No artigo “Favela olímpica e pós-olímpica: um olhar atualizado sobre as dinâmicas comerciais e turísticas no Vidigal no período 2012-2018” a pesquisadora Nayana Bonamichi lança mão dos conceitos de turistificação e gentrificação turística para analisar os impactos socioeconômicos e espaciais em uma favela localizada na cidade do Rio de Janeiro. De acordo com a autora, a implementação das Unidades de Polícia Pacificadora, o aumento do poder de compra da classe popular, bem como os megaeventos esportivos, contribuíram para mudanças nas dinâmicas comerciais e turísticas desse território, cujos impactos podem ser sentidos até a atualidade.

Já o artigo “Produção do espaço urbano, financeirização e gestão urbana nas metrópoles e cidades na atualidade”, escrito por Paulo Roberto Soares, aborda o tema da produção das cidades e metrópoles brasileiras na atualidade, apontando sua dependência aos processos de globalização e financeirização. Partindo de uma análise sobre os impactos das forças econômicas, políticas e sociais mundializadas no processo de mercantilização e privatização dos espaços urbanos, o autor busca compreender as consequências desse processo na gestão urbana, bem como nas variadas formas de organização e mobilização da sociedade civil na produção de cidades espacial e socialmente justas.
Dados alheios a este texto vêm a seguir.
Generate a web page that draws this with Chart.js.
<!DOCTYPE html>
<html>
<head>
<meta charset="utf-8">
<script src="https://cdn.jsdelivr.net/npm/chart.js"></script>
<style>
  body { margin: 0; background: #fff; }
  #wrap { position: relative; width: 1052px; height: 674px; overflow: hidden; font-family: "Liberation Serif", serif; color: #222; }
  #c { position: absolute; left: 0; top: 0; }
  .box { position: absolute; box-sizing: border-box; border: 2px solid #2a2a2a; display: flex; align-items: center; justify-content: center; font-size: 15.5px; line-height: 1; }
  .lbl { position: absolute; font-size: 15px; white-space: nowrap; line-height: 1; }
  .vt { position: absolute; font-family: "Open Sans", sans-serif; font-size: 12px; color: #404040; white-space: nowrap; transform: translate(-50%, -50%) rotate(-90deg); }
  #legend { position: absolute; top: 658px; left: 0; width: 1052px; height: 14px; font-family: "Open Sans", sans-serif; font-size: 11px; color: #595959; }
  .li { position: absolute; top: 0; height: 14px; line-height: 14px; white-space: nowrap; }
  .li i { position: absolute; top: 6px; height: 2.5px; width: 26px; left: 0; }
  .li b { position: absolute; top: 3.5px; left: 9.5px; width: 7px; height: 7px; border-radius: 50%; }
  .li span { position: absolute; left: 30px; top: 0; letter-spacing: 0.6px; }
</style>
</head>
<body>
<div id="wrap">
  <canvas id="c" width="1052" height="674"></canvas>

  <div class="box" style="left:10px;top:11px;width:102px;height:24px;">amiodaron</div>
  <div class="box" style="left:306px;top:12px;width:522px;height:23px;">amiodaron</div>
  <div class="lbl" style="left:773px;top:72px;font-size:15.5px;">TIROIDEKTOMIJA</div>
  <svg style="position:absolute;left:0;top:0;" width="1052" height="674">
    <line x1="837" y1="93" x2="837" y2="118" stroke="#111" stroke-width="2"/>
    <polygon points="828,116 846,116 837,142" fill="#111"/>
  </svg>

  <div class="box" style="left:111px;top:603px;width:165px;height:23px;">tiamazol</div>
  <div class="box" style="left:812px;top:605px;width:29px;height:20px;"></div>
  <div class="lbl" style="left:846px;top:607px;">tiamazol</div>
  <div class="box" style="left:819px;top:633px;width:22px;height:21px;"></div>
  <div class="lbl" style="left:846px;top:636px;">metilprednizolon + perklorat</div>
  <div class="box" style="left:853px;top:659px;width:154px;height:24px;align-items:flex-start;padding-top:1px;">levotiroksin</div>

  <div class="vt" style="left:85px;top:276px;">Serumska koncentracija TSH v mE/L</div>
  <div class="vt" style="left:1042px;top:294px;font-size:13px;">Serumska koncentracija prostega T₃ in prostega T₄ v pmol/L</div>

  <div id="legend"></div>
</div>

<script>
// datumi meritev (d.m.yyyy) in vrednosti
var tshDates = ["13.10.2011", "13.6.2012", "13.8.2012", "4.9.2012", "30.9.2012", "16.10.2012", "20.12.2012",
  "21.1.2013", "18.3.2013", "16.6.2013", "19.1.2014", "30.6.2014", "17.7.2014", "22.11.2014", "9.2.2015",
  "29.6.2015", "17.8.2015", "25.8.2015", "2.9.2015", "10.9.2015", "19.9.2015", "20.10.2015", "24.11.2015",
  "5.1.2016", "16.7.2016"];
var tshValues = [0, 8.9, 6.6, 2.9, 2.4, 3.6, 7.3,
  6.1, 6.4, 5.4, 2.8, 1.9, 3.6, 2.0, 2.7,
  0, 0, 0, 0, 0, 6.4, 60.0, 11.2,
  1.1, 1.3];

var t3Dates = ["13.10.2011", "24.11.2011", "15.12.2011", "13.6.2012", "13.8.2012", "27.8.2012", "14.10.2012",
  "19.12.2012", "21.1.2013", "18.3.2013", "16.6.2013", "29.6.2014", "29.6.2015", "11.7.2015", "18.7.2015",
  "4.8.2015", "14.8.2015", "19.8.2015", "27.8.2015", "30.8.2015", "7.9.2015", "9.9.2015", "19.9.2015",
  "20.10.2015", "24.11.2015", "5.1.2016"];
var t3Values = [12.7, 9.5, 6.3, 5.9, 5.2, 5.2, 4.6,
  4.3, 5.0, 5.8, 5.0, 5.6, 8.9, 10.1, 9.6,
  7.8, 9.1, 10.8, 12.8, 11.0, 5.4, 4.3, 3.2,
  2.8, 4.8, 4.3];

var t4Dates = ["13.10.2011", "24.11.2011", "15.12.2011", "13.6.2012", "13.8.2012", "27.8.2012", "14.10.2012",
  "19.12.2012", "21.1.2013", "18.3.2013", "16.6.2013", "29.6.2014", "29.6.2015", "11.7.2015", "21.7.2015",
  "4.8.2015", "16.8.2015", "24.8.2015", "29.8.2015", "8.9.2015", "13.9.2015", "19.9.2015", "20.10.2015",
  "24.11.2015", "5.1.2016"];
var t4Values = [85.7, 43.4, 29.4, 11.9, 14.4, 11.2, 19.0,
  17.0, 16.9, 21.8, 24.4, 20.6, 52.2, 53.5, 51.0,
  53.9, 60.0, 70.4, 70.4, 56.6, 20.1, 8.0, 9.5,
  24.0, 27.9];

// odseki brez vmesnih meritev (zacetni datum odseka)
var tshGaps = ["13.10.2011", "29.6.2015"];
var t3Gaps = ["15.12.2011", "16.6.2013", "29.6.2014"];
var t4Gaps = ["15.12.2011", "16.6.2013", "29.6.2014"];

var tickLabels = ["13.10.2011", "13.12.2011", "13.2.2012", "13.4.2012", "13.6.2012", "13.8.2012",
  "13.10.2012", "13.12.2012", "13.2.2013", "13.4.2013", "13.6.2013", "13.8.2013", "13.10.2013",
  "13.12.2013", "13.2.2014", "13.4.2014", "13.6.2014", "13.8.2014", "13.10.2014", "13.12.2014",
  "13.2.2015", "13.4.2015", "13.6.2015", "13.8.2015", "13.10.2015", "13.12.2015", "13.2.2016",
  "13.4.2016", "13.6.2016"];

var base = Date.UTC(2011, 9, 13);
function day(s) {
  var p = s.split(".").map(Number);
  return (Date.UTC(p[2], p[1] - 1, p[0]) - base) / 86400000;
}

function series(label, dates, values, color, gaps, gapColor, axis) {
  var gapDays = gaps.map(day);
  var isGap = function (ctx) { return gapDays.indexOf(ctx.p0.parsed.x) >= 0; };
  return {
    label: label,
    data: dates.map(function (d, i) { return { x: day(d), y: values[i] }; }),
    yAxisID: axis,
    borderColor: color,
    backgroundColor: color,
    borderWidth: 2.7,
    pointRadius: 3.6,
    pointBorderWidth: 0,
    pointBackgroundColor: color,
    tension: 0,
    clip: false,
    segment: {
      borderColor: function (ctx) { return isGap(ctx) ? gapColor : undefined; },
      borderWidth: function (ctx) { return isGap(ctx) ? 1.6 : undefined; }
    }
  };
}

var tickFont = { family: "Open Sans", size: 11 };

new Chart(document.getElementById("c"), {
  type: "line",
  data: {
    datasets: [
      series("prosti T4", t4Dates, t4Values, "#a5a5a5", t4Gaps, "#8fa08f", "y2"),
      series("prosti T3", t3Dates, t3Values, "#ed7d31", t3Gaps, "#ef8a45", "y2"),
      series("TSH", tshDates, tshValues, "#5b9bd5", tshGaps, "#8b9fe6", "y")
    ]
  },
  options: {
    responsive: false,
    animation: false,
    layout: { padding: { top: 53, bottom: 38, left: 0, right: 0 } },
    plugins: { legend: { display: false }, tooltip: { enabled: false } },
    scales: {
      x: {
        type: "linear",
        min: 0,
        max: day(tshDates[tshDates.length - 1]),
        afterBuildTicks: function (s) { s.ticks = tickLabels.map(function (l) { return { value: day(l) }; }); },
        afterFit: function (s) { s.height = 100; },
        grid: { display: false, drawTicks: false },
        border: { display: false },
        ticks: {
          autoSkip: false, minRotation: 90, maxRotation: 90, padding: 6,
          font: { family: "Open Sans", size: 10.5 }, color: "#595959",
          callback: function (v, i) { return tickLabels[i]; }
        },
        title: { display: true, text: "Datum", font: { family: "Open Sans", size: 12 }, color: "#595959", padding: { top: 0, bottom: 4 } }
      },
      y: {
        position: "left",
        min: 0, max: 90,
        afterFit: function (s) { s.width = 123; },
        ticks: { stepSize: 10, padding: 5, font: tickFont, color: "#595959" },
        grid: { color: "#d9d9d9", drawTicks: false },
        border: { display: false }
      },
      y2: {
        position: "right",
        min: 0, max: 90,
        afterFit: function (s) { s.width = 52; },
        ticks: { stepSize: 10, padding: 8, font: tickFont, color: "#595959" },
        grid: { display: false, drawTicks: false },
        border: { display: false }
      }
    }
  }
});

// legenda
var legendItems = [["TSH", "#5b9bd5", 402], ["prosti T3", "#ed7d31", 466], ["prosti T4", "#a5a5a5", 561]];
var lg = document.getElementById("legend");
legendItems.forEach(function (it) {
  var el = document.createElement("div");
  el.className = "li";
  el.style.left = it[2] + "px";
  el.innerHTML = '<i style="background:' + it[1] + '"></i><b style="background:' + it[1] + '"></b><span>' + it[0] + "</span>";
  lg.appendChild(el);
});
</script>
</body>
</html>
Nossa seção de artigos termina com “As transformações recentes das periferias do vetor sul de Belo Horizonte: quais impactos sobre acessibilidade aos equipamentos urbanos?”. O trabalho tem como contexto o processo de intensificação do espraiamento urbano do vetor sul da capital mineira nos últimos anos. Com o apoio da plataforma Google Places of Interest, Eugênia Cerqueira buscou avaliar a acessibilidade da população aos equipamentos urbanos que vêm sendo instalados no bojo desse processo de expansão. A hipótese levantada pela autora pressupõe que as dinâmicas pós-suburbanas de expansão periférica poderiam impactar as condições de acessibilidade aos equipamentos.
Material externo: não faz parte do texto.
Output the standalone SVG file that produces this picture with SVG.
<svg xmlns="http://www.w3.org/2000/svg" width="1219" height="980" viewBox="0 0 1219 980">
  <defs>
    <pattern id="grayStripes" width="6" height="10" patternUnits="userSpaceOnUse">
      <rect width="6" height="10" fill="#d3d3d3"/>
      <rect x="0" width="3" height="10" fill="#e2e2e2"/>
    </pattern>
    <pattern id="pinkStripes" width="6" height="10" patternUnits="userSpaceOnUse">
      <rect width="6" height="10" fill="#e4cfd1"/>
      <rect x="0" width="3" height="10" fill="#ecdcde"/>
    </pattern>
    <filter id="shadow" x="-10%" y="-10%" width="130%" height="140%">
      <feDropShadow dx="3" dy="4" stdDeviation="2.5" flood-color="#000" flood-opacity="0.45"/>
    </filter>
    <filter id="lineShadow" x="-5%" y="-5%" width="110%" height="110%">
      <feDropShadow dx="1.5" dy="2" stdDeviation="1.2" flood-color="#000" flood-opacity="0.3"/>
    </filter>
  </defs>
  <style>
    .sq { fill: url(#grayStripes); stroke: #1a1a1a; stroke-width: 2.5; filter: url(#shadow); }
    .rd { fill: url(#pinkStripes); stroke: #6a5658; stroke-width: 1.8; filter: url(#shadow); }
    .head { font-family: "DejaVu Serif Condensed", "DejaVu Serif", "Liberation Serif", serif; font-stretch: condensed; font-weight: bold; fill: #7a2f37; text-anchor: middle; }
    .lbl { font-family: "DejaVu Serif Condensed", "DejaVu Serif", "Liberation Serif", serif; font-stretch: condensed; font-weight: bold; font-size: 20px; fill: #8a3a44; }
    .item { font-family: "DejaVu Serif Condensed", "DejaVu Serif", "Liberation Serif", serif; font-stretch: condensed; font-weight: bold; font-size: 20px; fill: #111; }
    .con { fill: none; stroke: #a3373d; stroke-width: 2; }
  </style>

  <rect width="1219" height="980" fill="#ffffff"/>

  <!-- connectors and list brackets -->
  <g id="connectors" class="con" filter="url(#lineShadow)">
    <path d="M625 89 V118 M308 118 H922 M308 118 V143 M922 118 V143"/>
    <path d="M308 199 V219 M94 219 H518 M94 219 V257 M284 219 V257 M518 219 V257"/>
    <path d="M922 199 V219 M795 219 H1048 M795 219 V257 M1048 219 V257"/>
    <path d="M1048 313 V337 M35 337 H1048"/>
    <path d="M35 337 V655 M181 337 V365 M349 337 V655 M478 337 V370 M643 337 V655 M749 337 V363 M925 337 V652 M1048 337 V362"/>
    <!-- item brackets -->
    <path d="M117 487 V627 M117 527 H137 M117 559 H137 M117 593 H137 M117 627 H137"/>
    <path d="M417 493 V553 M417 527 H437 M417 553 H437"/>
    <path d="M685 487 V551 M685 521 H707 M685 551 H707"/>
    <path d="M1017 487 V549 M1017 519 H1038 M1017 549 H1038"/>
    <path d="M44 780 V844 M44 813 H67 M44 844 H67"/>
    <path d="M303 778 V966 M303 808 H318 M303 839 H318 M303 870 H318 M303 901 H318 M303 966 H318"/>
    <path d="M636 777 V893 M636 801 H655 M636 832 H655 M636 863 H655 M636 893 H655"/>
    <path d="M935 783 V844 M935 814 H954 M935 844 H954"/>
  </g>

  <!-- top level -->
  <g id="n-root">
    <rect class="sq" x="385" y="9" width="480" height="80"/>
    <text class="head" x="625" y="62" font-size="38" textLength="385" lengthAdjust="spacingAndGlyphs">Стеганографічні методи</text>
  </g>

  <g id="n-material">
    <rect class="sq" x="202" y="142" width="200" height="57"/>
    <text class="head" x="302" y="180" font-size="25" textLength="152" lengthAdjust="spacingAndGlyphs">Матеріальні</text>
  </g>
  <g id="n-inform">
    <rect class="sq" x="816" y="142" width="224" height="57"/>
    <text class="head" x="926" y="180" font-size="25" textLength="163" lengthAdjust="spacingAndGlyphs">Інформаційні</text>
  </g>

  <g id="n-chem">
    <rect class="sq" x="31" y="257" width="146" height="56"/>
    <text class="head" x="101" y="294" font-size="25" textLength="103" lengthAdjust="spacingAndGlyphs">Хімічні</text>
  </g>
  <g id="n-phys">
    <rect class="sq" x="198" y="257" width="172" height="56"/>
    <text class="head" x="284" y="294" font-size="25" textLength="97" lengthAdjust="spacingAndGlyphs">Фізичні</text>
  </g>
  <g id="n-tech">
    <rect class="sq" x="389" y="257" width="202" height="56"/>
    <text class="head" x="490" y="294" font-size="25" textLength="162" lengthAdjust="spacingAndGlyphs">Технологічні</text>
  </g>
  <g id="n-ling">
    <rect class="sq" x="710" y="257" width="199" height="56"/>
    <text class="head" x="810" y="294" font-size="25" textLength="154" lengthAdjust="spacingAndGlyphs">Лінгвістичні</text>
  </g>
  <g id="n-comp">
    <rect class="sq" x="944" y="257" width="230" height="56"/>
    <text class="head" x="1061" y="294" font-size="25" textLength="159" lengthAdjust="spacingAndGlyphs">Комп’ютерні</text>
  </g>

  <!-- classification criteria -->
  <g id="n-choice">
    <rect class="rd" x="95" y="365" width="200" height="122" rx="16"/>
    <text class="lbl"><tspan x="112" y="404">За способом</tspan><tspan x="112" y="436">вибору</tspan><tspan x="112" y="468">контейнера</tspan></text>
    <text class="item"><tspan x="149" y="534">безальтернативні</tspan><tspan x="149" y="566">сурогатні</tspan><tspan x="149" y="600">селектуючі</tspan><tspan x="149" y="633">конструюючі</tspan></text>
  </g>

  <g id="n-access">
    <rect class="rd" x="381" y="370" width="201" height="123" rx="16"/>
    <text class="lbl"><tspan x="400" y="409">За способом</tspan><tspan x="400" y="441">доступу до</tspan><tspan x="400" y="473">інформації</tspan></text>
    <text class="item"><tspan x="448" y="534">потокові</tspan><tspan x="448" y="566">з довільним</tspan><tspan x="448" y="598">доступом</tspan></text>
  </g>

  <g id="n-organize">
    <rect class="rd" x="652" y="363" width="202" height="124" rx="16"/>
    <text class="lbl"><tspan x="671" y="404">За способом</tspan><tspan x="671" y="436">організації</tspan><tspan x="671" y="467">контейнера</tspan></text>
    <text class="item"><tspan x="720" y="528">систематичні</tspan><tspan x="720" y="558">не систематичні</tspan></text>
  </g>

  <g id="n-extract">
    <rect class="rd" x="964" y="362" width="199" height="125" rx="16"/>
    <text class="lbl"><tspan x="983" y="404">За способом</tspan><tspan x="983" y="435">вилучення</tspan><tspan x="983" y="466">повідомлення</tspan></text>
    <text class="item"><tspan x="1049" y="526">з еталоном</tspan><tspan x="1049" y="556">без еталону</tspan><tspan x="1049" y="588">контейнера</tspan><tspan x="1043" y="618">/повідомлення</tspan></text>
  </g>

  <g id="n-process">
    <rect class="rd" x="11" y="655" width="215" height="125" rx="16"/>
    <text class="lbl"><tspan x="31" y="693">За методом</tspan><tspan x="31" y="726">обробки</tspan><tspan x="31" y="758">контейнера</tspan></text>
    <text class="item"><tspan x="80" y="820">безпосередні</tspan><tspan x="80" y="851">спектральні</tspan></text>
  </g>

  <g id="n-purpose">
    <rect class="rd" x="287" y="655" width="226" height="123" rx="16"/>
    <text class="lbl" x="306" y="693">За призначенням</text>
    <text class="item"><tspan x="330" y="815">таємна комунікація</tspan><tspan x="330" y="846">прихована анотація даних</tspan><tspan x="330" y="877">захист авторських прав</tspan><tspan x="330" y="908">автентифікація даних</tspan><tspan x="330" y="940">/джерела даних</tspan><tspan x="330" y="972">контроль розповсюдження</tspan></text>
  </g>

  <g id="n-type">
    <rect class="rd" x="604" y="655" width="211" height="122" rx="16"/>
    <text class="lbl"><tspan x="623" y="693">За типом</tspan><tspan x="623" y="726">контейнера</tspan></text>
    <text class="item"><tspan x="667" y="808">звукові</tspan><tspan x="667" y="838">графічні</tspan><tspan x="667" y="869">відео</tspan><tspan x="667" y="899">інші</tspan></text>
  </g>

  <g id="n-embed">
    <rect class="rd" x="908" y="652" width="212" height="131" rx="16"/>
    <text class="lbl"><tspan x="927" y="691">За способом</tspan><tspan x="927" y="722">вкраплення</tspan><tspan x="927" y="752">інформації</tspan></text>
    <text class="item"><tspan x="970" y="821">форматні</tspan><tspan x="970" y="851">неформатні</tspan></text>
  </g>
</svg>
Na entrevista deste número, Fernanda Petrus e Thaís Velasco conversaram com Luiz Carlos Toledo, arquiteto e urbanista atuante na área da habitação de interesse social e testemunha viva de etapas importantes do planejamento urbano no Brasil. Toledo acumula em seu currículo diversos projetos de significativo impacto social, o que inclui sua atuação na Favela da Rocinha. Nesta entrevista, ele fala sobre esses projetos enquanto reflexo de sua produção técnica e acadêmica, além de resgatar sua trajetória, desde a influência do pai, também arquiteto, até a última de suas aventuras, a criação da Casa de Estudos Urbanos, no Rio de Janeiro.

No texto livre da Seção Especial, o professor Robert Pechman e o fotógrafo Walter Firmo nos fazem passear em “Nas frestas da cidade”. Em uma composição entre imagens do cotidiano urbano e palavras que tematizam liricamente essas imagens, nessa conjugação verbo-visual, podemos encontrar fragmentos de um olhar atento à banalidade, àquilo que é ordinário, àquilo que faz oposição contínua à espetacularização, e que, por isso mesmo, em seus flagrantes, confere uma poética do dia-a-dia e dos (des)encontros na cidade.

O ensaio fotográfico [P]roduzido no Brasil busca, através de registros fotográficos, refletir sobre a desigualdade socioambiental e espacial a partir dos olhares de Igor Chaves e Gabriel Araújo sobre a comunidade Vila Nova Esperança, localizada em São Paulo.

Queremos encerrar a apresentação desta edição especial agradecendo às profissionais cuja colaboração foi fundamental ao longo dos 10 anos de existência da e-metropolis: Ana Carolina Christóvão, Carolina Zuccarelli, Eliana Kuster, Heitor Vianna Moura e Mariana Olinger. É, inclusive, com uma mensagem de Eliana Kuster que apresentamos este número comemorativo. É uma mensagem de alento e de esperança em meio às batalhas que nos esperam. Como escreveu Eliana: Vida longa à e-metropolis!